The above summary of the Credit Agreement does not purport to be complete and is qualified in its entirety by reference to the full text of the Credit Agreement. A copy of the Credit Agreement is included as Exhibit 10.1 to this Current Report on Form 8-K. As of August 2, 2011, there were no advances against this line of credit.


Item 2.03 Creation of a Direct Financial Obligation or an Obligation under an Off-Balance Sheet Arrangement of a Registrant.

The information provided in Item 1.01 of this Current Report on Form 8-K is hereby incorporated by reference into this Item 2.03.

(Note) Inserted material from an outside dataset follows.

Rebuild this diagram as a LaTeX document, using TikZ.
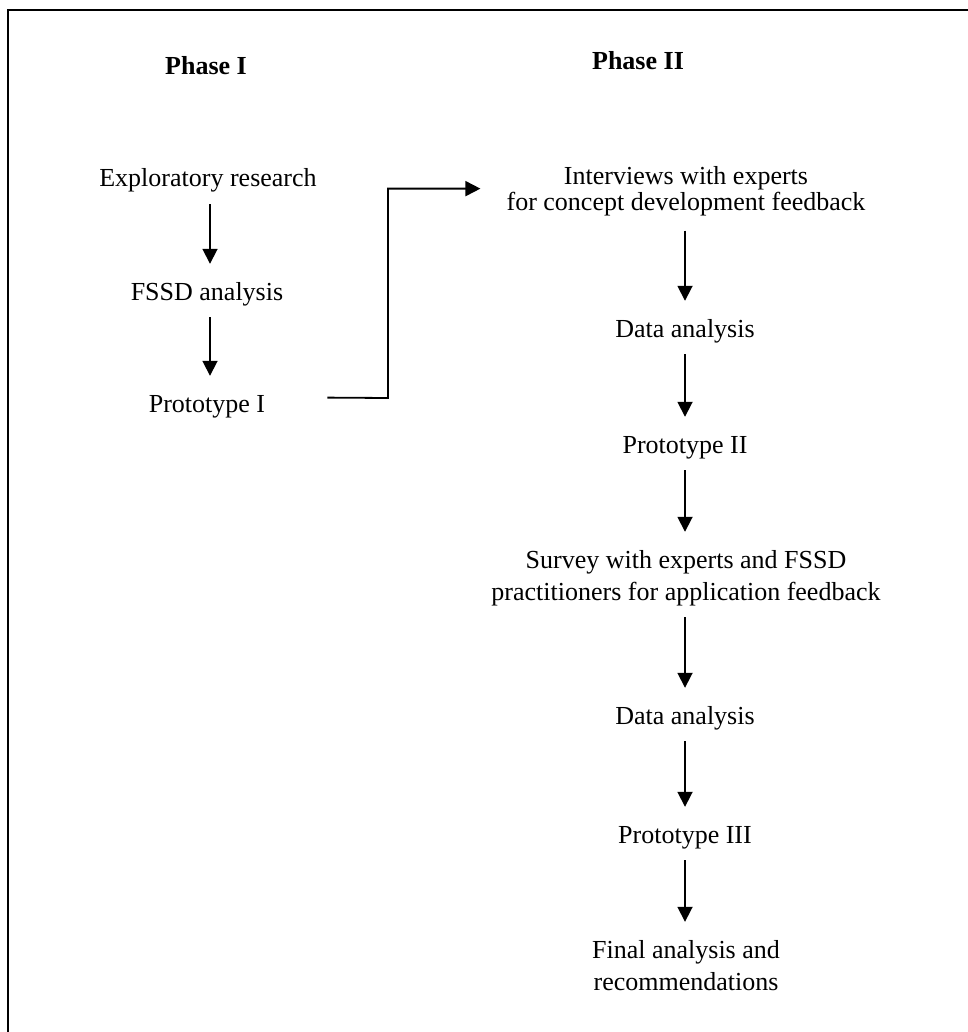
\documentclass[tikz,border=0pt]{standalone}
\usepackage{fontspec}
\setmainfont{Liberation Serif}
\usetikzlibrary{arrows.meta}

% one or more centred lines; the node's baseline is that of the first line
\newcommand\stacklines[1]{\begin{tabular}[t]{@{}c@{}}#1\end{tabular}}

\begin{document}
\begin{tikzpicture}[x=1pt,y=-1pt,
  txt/.style={inner sep=0pt, anchor=base, font=\fontsize{26}{32}\selectfont},
  phase/.style={inner sep=0pt, anchor=base, font=\fontsize{26}{32}\selectfont\bfseries},
  flow/.style={line width=1.8pt, -{Triangle[width=15pt,length=15pt]},
               shorten <=7.4pt, shorten >=13.6pt},
  frame/.style={line width=2.7pt, line join=miter}]

\useasboundingbox (0,0) rectangle (967,1032);

% open frame: left and top edges
\draw[frame] (8,1040) -- (8,10) -- (975,10);

% phase headings
\node[phase] (ph1) at (206,75) {Phase I};
\node[phase] (ph2) at (638,70) {Phase II};

% phase I column
\node[txt] (er)  at (208,187) {\stacklines{Exploratory research}};
\node[txt] (fa)  at (207,300) {\stacklines{FSSD analysis}};
\node[txt] (p1)  at (207,412) {\stacklines{Prototype I}};

% phase II column
\node[txt, font=\fontsize{26}{25}\selectfont] (iv) at (686,185)
  {\stacklines{Interviews with experts\\for concept development feedback}};
\node[txt] (da1) at (685,337) {\stacklines{Data analysis}};
\node[txt] (p2)  at (685,453) {\stacklines{Prototype II}};
\node[txt] (sv)  at (686,568)
  {\stacklines{Survey with experts and FSSD\\practitioners for application feedback}};
\node[txt] (da2) at (685,724) {\stacklines{Data analysis}};
\node[txt] (p3)  at (685,843) {\stacklines{Prototype III}};
\node[txt] (fin) at (686,958)
  {\stacklines{Final analysis and\\recommendations}};

% vertical flow arrows
\draw[flow] (er.south -| 210,0) -- (fa.north -| 210,0);
\draw[flow] (fa.south -| 210,0) -- (p1.north -| 210,0);
\draw[flow, shorten <=12pt] (iv.south -| 685,0) -- (da1.north -| 685,0);
\draw[flow] (da1.south -| 685,0) -- (p2.north -| 685,0);
\draw[flow] (p2.south -| 685,0) -- (sv.north -| 685,0);
\draw[flow] (sv.south -| 685,0) -- (da2.north -| 685,0);
\draw[flow] (da2.south -| 685,0) -- (p3.north -| 685,0);
\draw[flow] (p3.south -| 685,0) -- (fin.north -| 685,0);

% link from phase I to phase II
\coordinate (bend) at (388,398);
\draw[line width=1.8pt, -{Triangle[width=15pt,length=15pt]}]
  ([shift={(62,-8)}]p1.east) -- (bend) |- ([shift={(-26,-4)}]iv.west);

\end{tikzpicture}
\end{document}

Item 9.01. Financial Statements and Exhibits.

(d) Exhibits.

 

10.1

   Credit Agreement, dated August 2, 2011, among The Hanover Insurance Group, Inc., as Borrower, Wells Fargo Bank, National Association, as administrative agent, and various other lender parties.


SIGNATURES

Pursuant to the requirements of the Securities Exchange Act of 1934, the registrant has duly caused this report to be signed on its behalf by the undersigned hereunto duly authorized.

 

    The Hanover Insurance Group, Inc.
    (Registrant)
Date: August 3, 2011     By:  

  /s/ David B. Greenfield

      Name: David B. Greenfield
     

Title:   Executive Vice President,

Chief Financial Officer and Principal

Accounting Officer


EXHIBIT INDEX

 

10.1

   Credit Agreement, dated August 2, 2011, among The Hanover Insurance Group, Inc., as Borrower, Wells Fargo Bank, National Association, as administrative agent, and various other lender parties.